1049 - De la question orientale à la conscience européenne

N. Lygeros

S’il existe un point véritablement positif provenant de la question orientale, c’est indubitablement celui de la conscience européenne. Les nouveaux accords avec la Bulgarie, la Roumanie et même la Croatie ne font que confirmer ce point de vue, étant donné que l’opinion publique européenne n’a aucunement réagi négativement à ces candidatures, poursuivant ainsi la mentalité dégagée à l’occasion de l’entrée des dix nouveaux états. Alors que la question orientale met en évidence la nécessité de déclarer explicitement ce que nous considérons comme véritablement européen. Le fait que des visions géoéconomiques et géostratégiques obligent à considérer ce cas à part ne fait que renforcer l’idée de l’évolution d’un processus identitaire au sein de l’Union Européenne.

Comme l’Union Européenne est historiquement liée au processus d’extension, elle n’a jamais eu l’occasion de toucher la nature de ses frontières puisqu’elles étaient amenées à changer par la suite. Avec le processus d’obstruction, comme cela est courant en mathématiques, nous voyons apparaître l’identité européenne et ce à différentes échelles aussi bien locales que globales. Les processus de coalition se mettent en place et montrent par leur existence la nécessité d’une réaction et d’une évolution dynamique quant à la notion de frontière. Les réticences ne sont pas que superficielles. L’attente d’une évolution dans le domaine oriental au cours des dix ans à venir n’est pas crédible car il existe des problèmes diachroniques : la non reconnaissance du génocide arménien qui date de 1915, l’aliénation du traité de Lausanne qui date de 1923, la non reconnaissance de l’île de Chypre qui date de 1974, la non reconnaissance de la démocratie chypriote qui date de 1983. Non seulement ces problèmes diachroniques ne sont pas résolus, mais de plus ils ont été largement bafoués, et ce encore récemment avec l’article 306 du code pénal de la Turquie. Les seuls changements proviennent essentiellement des approches des interlocuteurs européens et non de la part de la Turquie.
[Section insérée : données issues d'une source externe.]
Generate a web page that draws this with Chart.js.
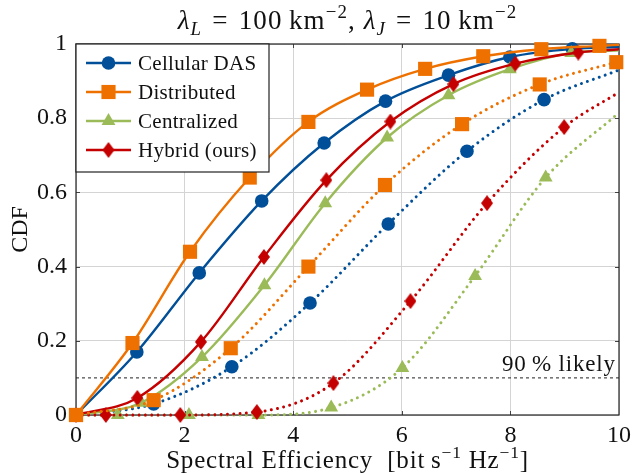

Aussi la question de la différence identitaire se pose. Car l’absorption de l’inconciliable n’est pas une avancée mais un compromis qui a le goût d’une trahison.

Ainsi l’obstruction qui apparaît avec la question orientale met en évidence ce que nous ne voulons pas être en tant qu’européens. Nous ne pouvons accepter de commettre un génocide de la mémoire, nous ne pouvons accepter de bafouer systématiquement les droits de l’homme pour des raisons militaires, nous ne pouvons tolérer l’intolérance à l’égard des minorités religieuses, nous ne pouvons laisser les Kurdes se faire massacrer sous prétexte de stabiliser une région qui est des plus critiques au monde. Ces divergences de principe ne peuvent être effacées par un oubli coupable. Il ne s’agit plus simplement d’accords commerciaux qui ne tiennent nullement compte des rapports humains, il s’agit de l’identité de ce que nous nommons Union Européenne. Mais il ne s’agit pas seulement de cela. Chacun d’entre nous, en tant qu’européen cette fois, se rend compte qu’il a le devoir de prendre part à cette révolution intellectuelle qui n’est autre que celui de la conscience européenne.